• Your objective
Your task is to retype the lines from the opening of the material through the line that includes "var errData = categories.map(function". Do not copy the pictures.

• Dataset section

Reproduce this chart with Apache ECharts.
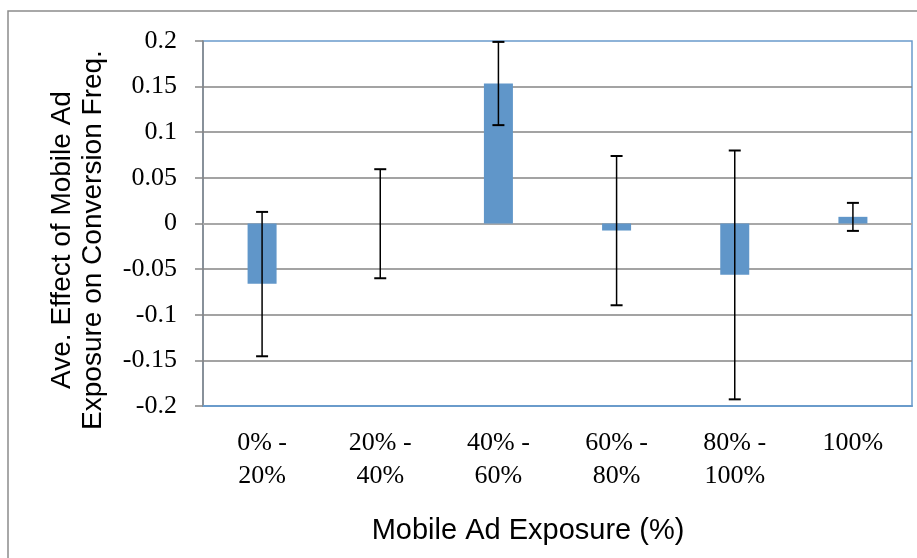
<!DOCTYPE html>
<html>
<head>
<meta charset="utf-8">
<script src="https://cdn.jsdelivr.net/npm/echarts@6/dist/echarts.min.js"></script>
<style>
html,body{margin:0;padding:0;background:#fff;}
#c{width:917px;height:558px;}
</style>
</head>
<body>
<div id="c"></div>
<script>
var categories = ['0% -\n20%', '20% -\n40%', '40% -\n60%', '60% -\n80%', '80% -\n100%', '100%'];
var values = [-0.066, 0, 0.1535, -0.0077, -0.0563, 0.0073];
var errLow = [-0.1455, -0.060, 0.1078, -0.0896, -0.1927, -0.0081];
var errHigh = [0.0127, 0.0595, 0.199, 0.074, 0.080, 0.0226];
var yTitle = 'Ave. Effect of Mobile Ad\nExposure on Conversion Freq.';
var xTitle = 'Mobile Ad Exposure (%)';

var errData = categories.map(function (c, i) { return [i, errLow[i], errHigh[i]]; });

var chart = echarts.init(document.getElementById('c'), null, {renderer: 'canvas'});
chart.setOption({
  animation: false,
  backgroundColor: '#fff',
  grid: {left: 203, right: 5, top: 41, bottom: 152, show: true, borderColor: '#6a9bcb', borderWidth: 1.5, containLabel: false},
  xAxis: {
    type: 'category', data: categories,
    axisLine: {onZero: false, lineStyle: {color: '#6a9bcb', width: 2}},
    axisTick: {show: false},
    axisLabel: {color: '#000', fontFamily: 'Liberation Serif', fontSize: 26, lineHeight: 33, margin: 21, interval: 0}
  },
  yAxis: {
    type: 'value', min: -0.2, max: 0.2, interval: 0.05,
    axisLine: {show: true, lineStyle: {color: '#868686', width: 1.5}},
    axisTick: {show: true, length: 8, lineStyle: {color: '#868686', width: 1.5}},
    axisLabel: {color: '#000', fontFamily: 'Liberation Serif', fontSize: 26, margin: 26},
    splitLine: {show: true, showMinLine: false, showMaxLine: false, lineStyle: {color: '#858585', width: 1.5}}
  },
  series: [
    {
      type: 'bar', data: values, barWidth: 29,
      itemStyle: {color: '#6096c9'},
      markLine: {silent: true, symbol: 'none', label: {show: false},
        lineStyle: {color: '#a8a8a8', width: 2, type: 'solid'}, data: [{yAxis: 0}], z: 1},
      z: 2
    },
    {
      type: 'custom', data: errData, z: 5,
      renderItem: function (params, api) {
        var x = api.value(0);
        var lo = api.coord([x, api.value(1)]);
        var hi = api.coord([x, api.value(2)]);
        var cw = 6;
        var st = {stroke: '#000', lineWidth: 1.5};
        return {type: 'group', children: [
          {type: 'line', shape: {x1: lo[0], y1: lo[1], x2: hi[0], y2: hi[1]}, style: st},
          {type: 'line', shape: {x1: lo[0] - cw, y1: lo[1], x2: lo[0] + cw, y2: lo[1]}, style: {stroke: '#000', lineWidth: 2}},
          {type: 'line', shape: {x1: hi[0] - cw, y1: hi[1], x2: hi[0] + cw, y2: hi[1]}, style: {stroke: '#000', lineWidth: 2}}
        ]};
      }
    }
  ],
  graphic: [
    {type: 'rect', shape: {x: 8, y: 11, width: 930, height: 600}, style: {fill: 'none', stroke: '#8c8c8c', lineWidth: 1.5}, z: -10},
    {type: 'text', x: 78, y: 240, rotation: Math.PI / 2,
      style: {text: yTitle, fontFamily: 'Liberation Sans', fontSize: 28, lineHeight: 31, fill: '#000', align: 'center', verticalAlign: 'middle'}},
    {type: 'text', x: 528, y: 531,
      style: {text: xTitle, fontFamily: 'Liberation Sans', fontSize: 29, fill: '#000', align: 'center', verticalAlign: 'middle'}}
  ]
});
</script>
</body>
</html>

• Written answer
Reproduce this chart with Apache ECharts.
<!DOCTYPE html>
<html>
<head>
<meta charset="utf-8">
<script src="https://cdn.jsdelivr.net/npm/echarts@6/dist/echarts.min.js"></script>
<style>
html,body{margin:0;padding:0;background:#fff;}
#c{width:917px;height:558px;}
</style>
</head>
<body>
<div id="c"></div>
<script>
var categories = ['0% -\n20%', '20% -\n40%', '40% -\n60%', '60% -\n80%', '80% -\n100%', '100%'];
var values = [-0.066, 0, 0.1535, -0.0077, -0.0563, 0.0073];
var errLow = [-0.1455, -0.060, 0.1078, -0.0896, -0.1927, -0.0081];
var errHigh = [0.0127, 0.0595, 0.199, 0.074, 0.080, 0.0226];
var yTitle = 'Ave. Effect of Mobile Ad\nExposure on Conversion Freq.';
var xTitle = 'Mobile Ad Exposure (%)';

var errData = categories.map(function (c, i) { return [i, errLow[i], errHigh[i]]; });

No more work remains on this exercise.